Q: Can you shed light on the typical terms, structures, and security arrangements associated with venture debt?
A: Venture debt terms can vary, but they usually involve a repayment period of two to five years with an agreed-upon interest rate. Loans may be contingent on achieving specific growth metrics, and security packages often include fixed and floating charge security, share security, guarantees, and subordination agreements.
Q: Are there restrictions on shareholder distributions when venture debt is in place, and what considerations should start-ups keep in mind?
A: Typically, venture debt lenders may require consent for shareholder distributions until the loan is fully repaid. Start-ups should also ensure that all debt obligations within their structure are subordinated to the senior-ranking debt of the venture debt lender.
Q: What challenges do venture debt lenders and borrowers face in the MENA market?

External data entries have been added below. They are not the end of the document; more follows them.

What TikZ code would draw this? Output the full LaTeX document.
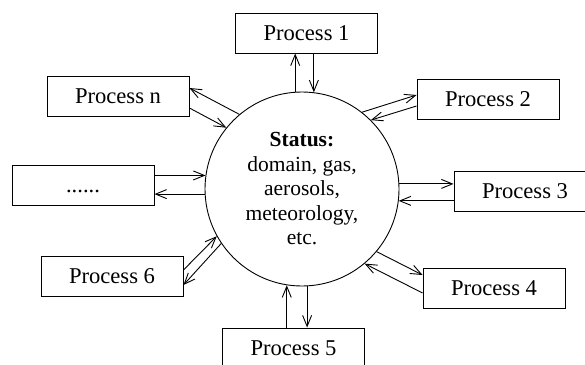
\documentclass[tikz,border=0pt]{standalone}
\usepackage{fontspec}
\setmainfont{Liberation Serif}
\usetikzlibrary{arrows.meta,calc}
\begin{document}
\begin{tikzpicture}[x=1pt,y=-1pt,
  txt/.style={font=\fontsize{21.5}{24.5}\selectfont},
  box/.style={draw,line width=0.9pt,minimum width=142pt,minimum height=40pt,inner sep=0pt,font=\fontsize{22.6}{26}\selectfont,text height=15.5pt,text depth=0pt},
  conn/.style={line width=0.9pt,-{Straight Barb[length=11pt,width=9pt,line width=0.9pt]}}]
\useasboundingbox (0,0) rectangle (585,364);
\clip (0,0) rectangle (585,364);
\node[box] (p1) at (306.5,33) {Process 1};
\node[box] (pn) at (118,96) {Process n};
\node[box] (p2) at (488,99) {Process 2};
\node[box] (p3) at (525,191) {Process 3};
\node[box] (pd) at (83,185) {......};
\node[box] (p6) at (112,276) {Process 6};
\node[box] (p5) at (293.5,348) {Process 5};
\node[box] (p4) at (494,288) {Process 4};
\node[circle,draw,line width=0.9pt,minimum size=194pt,inner sep=0pt,align=center,txt] (st) at (302,189)
  {\textbf{Status:}\\domain, gas,\\aerosols,\\meteorology,\\etc.};
% Process 1
\draw[conn] (st.94.7) -- (st.94.7 |- p1.south);
\draw[conn] (st.83.5 |- p1.south) -- (st.83.5);
% Process n
\draw[conn] (st.130.3) -- ($(pn.east)+(0pt,8pt)$);
\draw[conn] ($(pn.east)+(0pt,-12pt)$) -- (st.141.3);
% Process 2
\draw[conn] (st.52.4) -- ($(p2.west)+(0pt,4pt)$);
\draw[conn] ($(p2.west)+(0pt,-7pt)$) -- (st.45.4);
% Process 3
\draw[conn] (st.3) -- (st.3 -| p3.west);
\draw[conn] (st.-7.7 -| p3.west) -- (st.-7.7);
% dots
\draw[conn] (st.172.9 -| pd.east) -- (st.172.9);
\draw[conn] (st.183.5) -- (st.183.5 -| pd.east);
% Process 6
\draw[conn] ($(p6.east)+(0pt,6pt)$) -- (st.209.4);
\draw[conn] (st.214.8) -- ($(p6.east)+(0pt,-9pt)$);
% Process 5
\draw[conn] (st.261.7 |- p5.north) -- (st.261.7);
\draw[conn] (st.273) -- (st.273 |- p5.north);
% Process 4
\draw[conn] (st.-40.3) -- ($(p4.west)+(0pt,13pt)$);
\draw[conn] ($(p4.west)+(0pt,-5pt)$) -- (st.-50.5);
\end{tikzpicture}
\end{document}
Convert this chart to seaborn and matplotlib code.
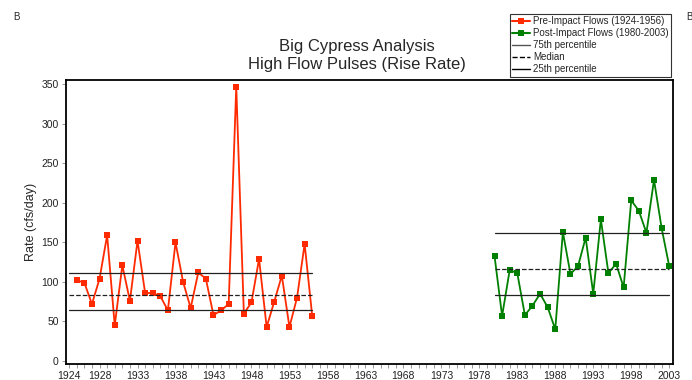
import numpy as np
import pandas as pd
import matplotlib
matplotlib.use("Agg")
import matplotlib.pyplot as plt
from matplotlib.lines import Line2D
import seaborn as sns

# Annual rise-rate values (cfs/day)
pre_years = list(range(1925, 1957))
pre_values = [102, 99, 72, 104, 159, 45, 121, 76, 152, 86, 86, 82, 64, 150, 100, 67,
              112, 104, 58, 64, 72, 347, 60, 74, 129, 43, 75, 108, 43, 80, 148, 57]
post_years = list(range(1980, 2004))
post_values = [133, 57, 115, 111, 58, 70, 85, 68, 40, 163, 110, 120, 156, 85, 179, 111,
               123, 93, 203, 190, 162, 229, 168, 120]

# Percentile reference lines: [25th, median, 75th] and the years they span
pre_pct = [65, 83, 111]
pre_span = [1924, 1956]
post_pct = [84, 116, 162]
post_span = [1980, 2003]

x_labels = [1924] + list(range(1928, 2004, 5))
y_ticks = list(range(0, 351, 50))

pre_label = "Pre-Impact Flows (1924-1956)"
post_label = "Post-Impact Flows (1980-2003)"
red = "#ff2a00"
green = "#008000"

df = pd.DataFrame({
    "year": pre_years + post_years,
    "rate": pre_values + post_values,
    "series": [pre_label] * len(pre_years) + [post_label] * len(post_years),
})

sns.set_style("white")
plt.rcParams["font.family"] = ["Liberation Sans", "DejaVu Sans"]

fig = plt.figure(figsize=(6.92, 3.80), dpi=100)
ax = fig.add_axes([0.095, 0.042, 0.877, 0.747])

sns.lineplot(data=df, x="year", y="rate", hue="series",
             palette={pre_label: red, post_label: green},
             marker="s", markersize=5, markeredgewidth=0, linewidth=1.3,
             legend=False, ax=ax)

for pct, span in ((pre_pct, pre_span), (post_pct, post_span)):
    for val, ls in zip(pct, ["-", "--", "-"]):
        sns.lineplot(x=span, y=[val, val], color="#222222", linewidth=0.9,
                     linestyle=ls, ax=ax)

ax.set_xlim(1923.55, 2003.45)
ax.set_ylim(-3.8, 355)
ax.set_xticks(x_labels)
ax.set_xticklabels([str(v) for v in x_labels], fontsize=7.5, color="#222222")
ax.set_xticks(range(1924, 2004), minor=True)
ax.set_yticks(y_ticks)
ax.set_yticklabels([str(v) for v in y_ticks], fontsize=7.5, color="#222222")
ax.tick_params(axis="both", which="major", length=3, width=0.6, color="#888888", pad=2)
ax.tick_params(axis="x", which="minor", bottom=True, length=3, width=0.6, color="#888888")
ax.tick_params(axis="x", which="major", bottom=True)
ax.tick_params(axis="y", which="both", left=True)
ax.set_xlabel("")
ax.set_ylabel("Rate (cfs/day)", fontsize=9, labelpad=3)
for side in ax.spines.values():
    side.set_color("black")
    side.set_linewidth(1.3)

fig.text(0.516, 0.855, "Big Cypress Analysis\nHigh Flow Pulses (Rise Rate)",
         ha="center", va="center", fontsize=12, linespacing=1.25)

handles = [
    Line2D([], [], color=red, marker="s", markersize=4, markeredgewidth=0, linewidth=1.5),
    Line2D([], [], color=green, marker="s", markersize=4, markeredgewidth=0, linewidth=1.5),
    Line2D([], [], color="#555555", linewidth=1),
    Line2D([], [], color="black", linewidth=1, linestyle="--"),
    Line2D([], [], color="black", linewidth=1),
]
labels = [pre_label, post_label, "75th percentile", "Median", "25th percentile"]
leg = fig.legend(handles, labels, loc="upper left", bbox_to_anchor=(0.737, 0.963),
                 fontsize=7, frameon=True, fancybox=False, borderpad=0.25,
                 labelspacing=0.2, handlelength=1.8, handletextpad=0.3,
                 borderaxespad=0)
leg.get_frame().set_edgecolor("black")
leg.get_frame().set_linewidth(0.8)

fig.text(0.024, 0.955, "B", fontsize=7, ha="center", va="center")
fig.text(0.996, 0.955, "B", fontsize=7, ha="center", va="center")

fig.savefig("out.png", dpi=100)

A: The main challenges we're seeing acting for companies and funds in the region include:
- Company structures – we often see multiple jurisdictional structures on MENA deals, which can include onshore and offshore components. Having multiple legal jurisdictions and multiple laws governing different companies in the structure can create additional legal complexities compared to typical single jurisdiction structures seen in the venture debt markets in the US and UK.
- Enforcement options – the perfection, registration and enforcement of security is often simpler in common law jurisdictions in comparison to civil law jurisdictions. Onshore and offshore security requirements and enforcement can vary substantially in the MENA region compared with English law or New York law, for example.
- Cost and counsel – the structure and enforcement points noted above can often lead to additional negotiation, increased costs and multiple legal counsels required across different jurisdictions to navigate these challenges. Local cultural legal requirements related to Sharia law financing may also need to be considered when seeking venture debt in certain jurisdictions in the MENA market.